Music

Clara Schumann songs review – giving voice to unfamiliar and fascinating music


Unlike Alma Schindler, who was forced to give up all her ambitions to compose when she married Gustav Mahler, Robert Schumann positively encouraged his wife Clara to continue writing music after their marriage in 1840. The bicentenary celebrations of Clara Schumann’s birth last year focused on her own works as well as on her influence as one of the most important pianists of the 19th century, and chances to hear her music look likely to continue – the Academy Song Circle’s survey of her songs, 29 of them, was one of three events in London in the last week of January featuring her music.

Apart from four settings composed when she was a teenager, all of Schumann’s songs date from the 1840s and 50s – in the last 40 years of her life, after Robert’s death in 1856, she abandoned composition altogether. But unlike her piano music, which seems to have been influenced more by Chopin than by her husband, Clara’s songs are much closer to Robert’s, both harmonically and in the rich detail of their piano writing. Even one of the earliest songs, Walzer, from 1833, includes an unmistakable reference to a theme from his Op 2, Papillons.
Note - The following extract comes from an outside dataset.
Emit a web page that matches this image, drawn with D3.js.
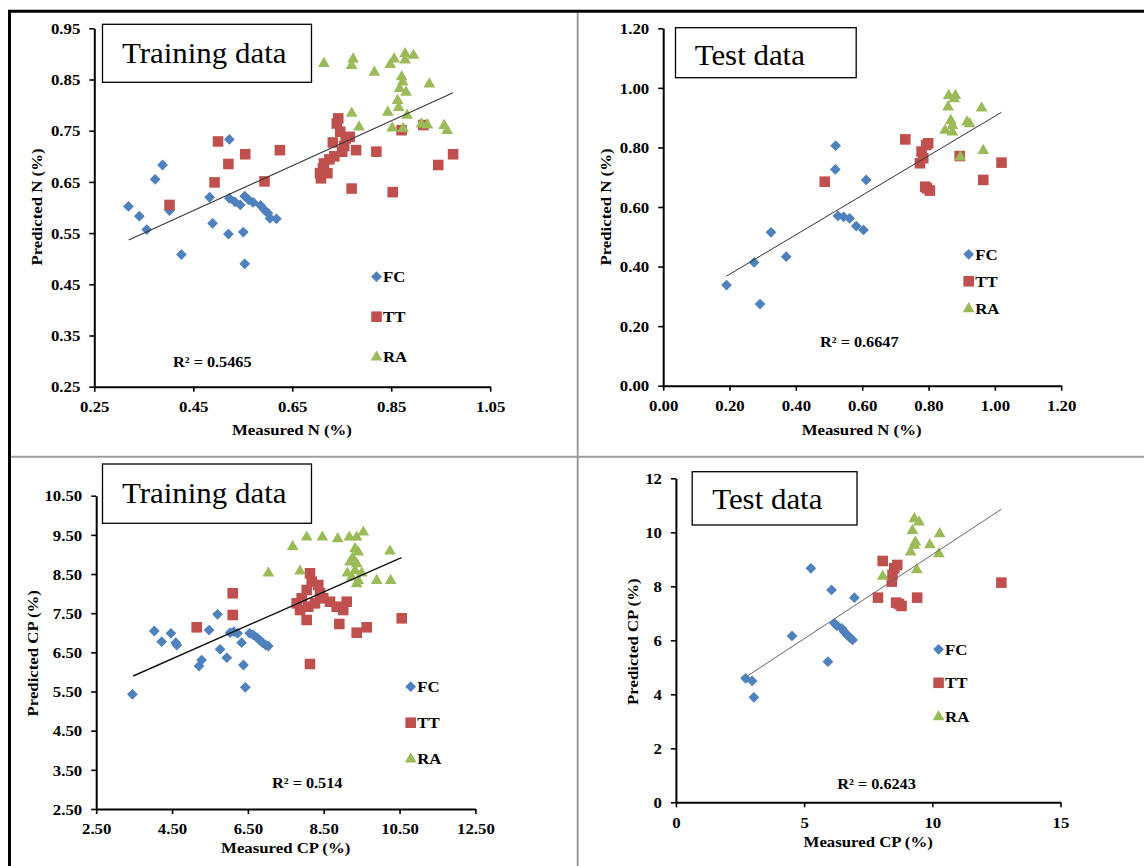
<!DOCTYPE html>
<html><head><meta charset="utf-8">
<script src="https://cdn.jsdelivr.net/npm/d3@7"></script>
<style>html,body{margin:0;padding:0;background:#fff;}svg{display:block;}</style>
</head><body>
<svg id="c" width="1144" height="866"></svg>
<script>
// ---------- DATA ----------
const seriesNames = ["FC", "TT", "RA"];

// Panel A: N, training data
const nTrainXTicks = [0.25, 0.45, 0.65, 0.85, 1.05];
const nTrainYTicks = [0.25, 0.35, 0.45, 0.55, 0.65, 0.75, 0.85, 0.95];
const nTrainFC = [[0.319,0.602],[0.341,0.583],[0.356,0.557],[0.373,0.655],[0.388,0.683],[0.402,0.594],[0.426,0.508],[0.483,0.620],[0.489,0.569],[0.521,0.548],[0.523,0.733],[0.523,0.618],[0.534,0.611],[0.545,0.605],[0.551,0.552],[0.554,0.490],[0.554,0.622],[0.562,0.615],[0.571,0.610],[0.586,0.604],[0.594,0.595],[0.601,0.589],[0.605,0.579],[0.618,0.578]];
const nTrainTT = [[0.402,0.605],[0.493,0.649],[0.500,0.729],[0.521,0.685],[0.555,0.704],[0.594,0.651],[0.625,0.712],[0.706,0.667],[0.708,0.657],[0.714,0.686],[0.712,0.676],[0.721,0.667],[0.725,0.694],[0.732,0.727],[0.735,0.700],[0.740,0.764],[0.743,0.774],[0.747,0.748],[0.751,0.709],[0.755,0.720],[0.758,0.735],[0.766,0.738],[0.770,0.637],[0.779,0.712],[0.820,0.709],[0.853,0.630],[0.871,0.751],[0.915,0.761],[0.945,0.683],[0.975,0.704]];
const nTrainRA = [[0.714,0.882],[0.770,0.878],[0.773,0.891],[0.770,0.785],[0.785,0.758],[0.816,0.865],[0.843,0.787],[0.848,0.880],[0.856,0.891],[0.852,0.756],[0.863,0.810],[0.867,0.833],[0.871,0.856],[0.873,0.846],[0.865,0.796],[0.878,0.901],[0.878,0.889],[0.880,0.826],[0.882,0.781],[0.874,0.755],[0.895,0.898],[0.911,0.764],[0.923,0.762],[0.927,0.842],[0.957,0.761],[0.963,0.751]];
const nTrainTrend = [[0.3195,0.5366],[0.975,0.8243]];
const nTrainR2 = "R² = 0.5465";

// Panel B: N, test data
const nTestXTicks = [0, 0.2, 0.4, 0.6, 0.8, 1.0, 1.2];
const nTestYTicks = [0, 0.2, 0.4, 0.6, 0.8, 1.0, 1.2];
const nTestFC = [[0.191,0.338],[0.274,0.414],[0.292,0.274],[0.325,0.515],[0.371,0.433],[0.520,0.806],[0.519,0.726],[0.527,0.570],[0.544,0.567],[0.562,0.562],[0.582,0.536],[0.604,0.523],[0.612,0.691]];
const nTestTT = [[0.487,0.685],[0.730,0.827],[0.774,0.747],[0.779,0.786],[0.784,0.764],[0.793,0.808],[0.799,0.814],[0.790,0.668],[0.795,0.663],[0.804,0.655],[0.894,0.771],[0.965,0.691],[1.020,0.749]];
const nTestRA = [[0.861,0.976],[0.881,0.976],[0.877,0.965],[0.859,0.937],[0.867,0.892],[0.872,0.875],[0.850,0.859],[0.872,0.853],[0.916,0.887],[0.924,0.881],[0.960,0.934],[0.965,0.791],[0.896,0.769]];
const nTestTrend = [[0.191,0.368],[1.020,0.918]];
const nTestR2 = "R² = 0.6647";

// Panel C: CP, training data
const cpTrainXTicks = [2.5, 4.5, 6.5, 8.5, 10.5, 12.5];
const cpTrainYTicks = [2.5, 3.5, 4.5, 5.5, 6.5, 7.5, 8.5, 9.5, 10.5];
const cpTrainFC = [[3.456,5.428],[4.032,7.045],[4.227,6.772],[4.471,6.985],[4.598,6.747],[4.627,6.687],[5.212,6.151],[5.280,6.304],[5.476,7.070],[5.700,7.470],[5.768,6.577],[5.944,6.364],[6.032,7.002],[6.129,7.028],[6.227,6.985],[6.334,6.747],[6.383,6.177],[6.432,5.606],[6.549,6.985],[6.646,6.943],[6.744,6.874],[6.822,6.798],[6.890,6.747],[6.968,6.687],[7.037,6.662]];
const cpTrainTT = [[5.150,7.140],[6.100,8.008],[6.100,7.454],[8.138,8.518],[8.183,8.304],[8.051,8.092],[8.357,8.220],[8.402,8.008],[7.919,7.880],[7.787,7.752],[7.875,7.581],[8.094,7.666],[8.270,7.752],[8.489,7.880],[8.666,7.793],[8.842,7.666],[9.016,7.581],[9.106,7.793],[8.051,7.326],[8.138,6.202],[8.911,7.224],[9.370,7.001],[9.634,7.140],[10.557,7.369]];
const cpTrainRA = [[7.039,8.534],[7.682,9.216],[7.875,8.585],[8.051,9.453],[8.463,9.453],[8.869,9.412],[9.175,9.453],[9.370,9.453],[9.544,9.581],[9.325,9.157],[9.412,9.070],[9.264,8.927],[9.193,8.815],[9.370,8.774],[9.325,8.603],[9.122,8.534],[9.502,8.534],[9.238,8.432],[9.412,8.347],[9.370,8.263],[9.897,8.347],[10.266,8.347],[10.248,9.096]];
const cpTrainTrend = [[3.476,5.896],[10.549,8.917]];
const cpTrainR2 = "R² = 0.514";

// Panel D: CP, test data
const cpTestXTicks = [0, 5, 10, 15];
const cpTestYTicks = [0, 2, 4, 6, 8, 10, 12];
const cpTestFC = [[2.717,4.593],[2.972,4.494],[3.042,3.889],[4.528,6.160],[5.264,8.667],[5.929,5.210],[6.070,7.864],[6.184,6.630],[6.283,6.543],[6.467,6.444],[6.566,6.321],[6.679,6.198],[6.778,6.111],[6.891,6.012],[6.962,7.580]];
const cpTestTT = [[7.882,7.580],[8.066,8.938],[8.419,8.173],[8.448,8.420],[8.519,8.667],[8.632,8.790],[8.589,7.395],[8.702,7.346],[8.801,7.272],[9.410,7.580],[12.693,8.136]];
const cpTestRA = [[8.066,8.383],[9.155,9.284],[9.226,10.086],[9.297,10.519],[9.481,10.395],[9.297,9.531],[9.339,9.654],[9.396,8.630],[9.905,9.556],[10.287,9.963],[10.259,9.222]];
const cpTestTrend = [[2.788,4.679],[12.693,10.852]];
const cpTestR2 = "R² = 0.6243";

// ---------- LAYOUT / STYLE ----------
const FONT = "'Liberation Serif','Times New Roman',Times,serif";
const SX = 1.12; // horizontal stretch of the original text
const colors = ["#4F81BD", "#C0504D", "#9BBB59"];

const panels = [
  { series:[nTrainFC,nTrainTT,nTrainRA], trend:nTrainTrend, r2:nTrainR2,
    xTicks:nTrainXTicks, yTicks:nTrainYTicks, fmt:d3.format(".2f"),
    xr:[94.3,490.2], yr:[386.7,28.3],
    box:[102.5,24.3,209,58], title:"Training data", tpos:[122,62.5],
    xTitle:"Measured N (%)", xtp:[292,430], yTitle:"Predicted N (%)", ytp:[37,207],
    leg:[376.5,276.7,40], r2pos:[173,361.7], trendColor:"#3a3a3a", trendW:1.1 },
  { series:[nTestFC,nTestTT,nTestRA], trend:nTestTrend, r2:nTestR2,
    xTicks:nTestXTicks, yTicks:nTestYTicks, fmt:d3.format(".2f"),
    xr:[663.2,1061.2], yr:[385.7,28.3],
    box:[675.5,27.7,180.7,50], title:"Test data", tpos:[694.7,64.5],
    xTitle:"Measured N (%)", xtp:[861.6,430], yTitle:"Predicted N (%)", ytp:[605.8,207],
    leg:[968.7,254.3,27], r2pos:[820,342.3], trendColor:"#333", trendW:1 },
  { series:[cpTrainFC,cpTrainTT,cpTrainRA], trend:cpTrainTrend, r2:cpTrainR2,
    xTicks:cpTrainXTicks, yTicks:cpTrainYTicks, fmt:d3.format(".2f"),
    xr:[96.2,475.4], yr:[809,495.7],
    box:[102.5,464,209,59.3], title:"Training data", tpos:[122,502.5],
    xTitle:"Measured CP (%)", xtp:[285.7,847.3], yTitle:"Predicted CP (%)", ytp:[32.6,653.3],
    leg:[410.7,686.7,36], r2pos:[272,783.3], trendColor:"#111", trendW:1.4 },
  { series:[cpTestFC,cpTestTT,cpTestRA], trend:cpTestTrend, r2:cpTestR2,
    xTicks:cpTestXTicks, yTicks:cpTestYTicks, fmt:d3.format("d"),
    xr:[675.9,1060.5], yr:[802.3,478.3],
    box:[692.2,471.7,164.8,53.3], title:"Test data", tpos:[712.2,509],
    xTitle:"Measured CP (%)", xtp:[868.2,841.7], yTitle:"Predicted CP (%)", ytp:[632.3,641.7],
    leg:[938.6,649.3,33.5], r2pos:[837.3,784.3], trendColor:"#666", trendW:1 }
];

const svg = d3.select("#c");
svg.append("rect").attr("width",1144).attr("height",866).attr("fill","#fff");

function stext(g, x, y, str, o = {}) {
  return g.append("text")
    .attr("transform", `translate(${x},${y})${o.rot ? " rotate(-90)" : ""} scale(${o.sx || SX},1)`)
    .attr("text-anchor", o.anchor || "start")
    .attr("dy", o.dy !== undefined ? o.dy : "0.35em")
    .attr("font-family", FONT)
    .attr("font-size", o.size || 15)
    .attr("font-weight", o.weight || "bold")
    .attr("fill", "#000")
    .text(str);
}

const symDiamond = d3.symbol().type(d3.symbolSquare).size(58);
const symSquare = d3.symbol().type(d3.symbolSquare).size(112);
const symTriangle = d3.symbol().type(d3.symbolTriangle).size(60);
function marker(g, i, x, y) {
  if (i === 0) return g.append("path").attr("d", symDiamond()).attr("transform", `translate(${x},${y}) rotate(45)`).attr("fill", colors[0]);
  if (i === 1) return g.append("path").attr("d", symSquare()).attr("transform", `translate(${x},${y})`).attr("fill", colors[1]);
  return g.append("path").attr("d", symTriangle()).attr("transform", `translate(${x},${y+0.5})`).attr("fill", colors[2]);
}

panels.forEach(p => {
  const g = svg.append("g");
  const x = d3.scaleLinear().domain(d3.extent(p.xTicks)).range(p.xr);
  const y = d3.scaleLinear().domain(d3.extent(p.yTicks)).range(p.yr);

  // title box
  g.append("rect").attr("x", p.box[0]).attr("y", p.box[1]).attr("width", p.box[2]).attr("height", p.box[3])
    .attr("fill", "#fff").attr("stroke", "#000").attr("stroke-width", 1.3);
  stext(g, p.tpos[0], p.tpos[1], p.title, { size: 30, weight: "normal", sx: 1.03, dy: "0" });

  // axes
  const xa = g.append("g").attr("transform", `translate(0,${p.yr[0]})`)
    .call(d3.axisBottom(x).tickValues(p.xTicks).tickFormat(p.fmt).tickSize(5).tickSizeOuter(0));
  const ya = g.append("g").attr("transform", `translate(${p.xr[0]},0)`)
    .call(d3.axisLeft(y).tickValues(p.yTicks).tickFormat(p.fmt).tickSize(5).tickSizeOuter(0));
  [xa, ya].forEach(a => {
    a.select(".domain").attr("stroke", "#000").attr("stroke-width", 2);
    a.selectAll(".tick line").attr("stroke", "#000").attr("stroke-width", 1.6);
    a.selectAll("text").attr("font-family", FONT).attr("font-size", 15).attr("font-weight", "bold").attr("fill", "#000");
  });
  xa.selectAll("text").attr("y", 20).attr("dy", "0.35em").attr("transform", `scale(${SX},1)`);
  ya.selectAll("text").attr("x", -14 / SX).attr("dy", "0.35em").attr("transform", `scale(${SX},1)`);

  // axis titles
  stext(g, p.xtp[0], p.xtp[1], p.xTitle, { anchor: "middle" });
  stext(g, p.ytp[0], p.ytp[1], p.yTitle, { anchor: "middle", rot: true });

  // points
  p.series.forEach((s, i) => {
    const sg = g.append("g");
    s.forEach(d => marker(sg, i, x(d[0]), y(d[1])));
  });

  // trend line
  g.append("line")
    .attr("x1", x(p.trend[0][0])).attr("y1", y(p.trend[0][1]))
    .attr("x2", x(p.trend[1][0])).attr("y2", y(p.trend[1][1]))
    .attr("stroke", p.trendColor).attr("stroke-width", p.trendW);

  // legend
  seriesNames.forEach((n, i) => {
    const ly = p.leg[1] + i * p.leg[2];
    marker(g, i, p.leg[0], ly);
    stext(g, p.leg[0] + 6.5, ly, n);
  });

  // R²
  stext(g, p.r2pos[0], p.r2pos[1], p.r2, { size: 14.5 });
});

// frame / table lines
svg.append("line").attr("x1", 577.7).attr("x2", 577.7).attr("y1", 12.5).attr("y2", 866).attr("stroke", "#9c9c9c").attr("stroke-width", 2);
svg.append("line").attr("x1", 10).attr("x2", 1144).attr("y1", 456.7).attr("y2", 456.7).attr("stroke", "#9c9c9c").attr("stroke-width", 2);
svg.append("line").attr("x1", 8).attr("x2", 1144).attr("y1", 11.3).attr("y2", 11.3).attr("stroke", "#000").attr("stroke-width", 3);
svg.append("line").attr("x1", 9.5).attr("x2", 9.5).attr("y1", 10).attr("y2", 866).attr("stroke", "#000").attr("stroke-width", 3);
</script>
</body></html>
She shared texts and poets with her husband too. Her setting of Heine’s Lorelei is one of her finest songs, arguably more vivid than Robert’s setting of the same words, while her version of Rückert’s Er Ist Gekommen would stand comparison with many of his Myrthen songs. Elsewhere, though, there seems to be a weakness for sentimental, maudlin verse, which produces rather generic settings.

The four singers and two pianists in the Academy Song Circle, all graduate students at the Royal Academy of Music, had clearly worked hard to polish their performances of what must have mostly been unfamiliar music. Perhaps those performances were a bit too correct, too schooled, and one longed for more personality to come through; sometimes it was left to the pianists, Benjamin Mead and Julia Klimek, to supply the missing character.

The soprano, Samantha Quillish, brought real flamboyance to the Six Songs from Rollett’s Jucunde; mezzo Yuki Akimoto made the most of Er Ist Gekommen. Tenor Robert Forrest was at his best in another Rückert song, O Weh Des Scheidens, while baritone Michael Ronan brought touching clarity to Beim Abschied (words by Friederike Serre), but hearing just a few of Clara Schumann’s best songs might have left a deeper impression than en masse.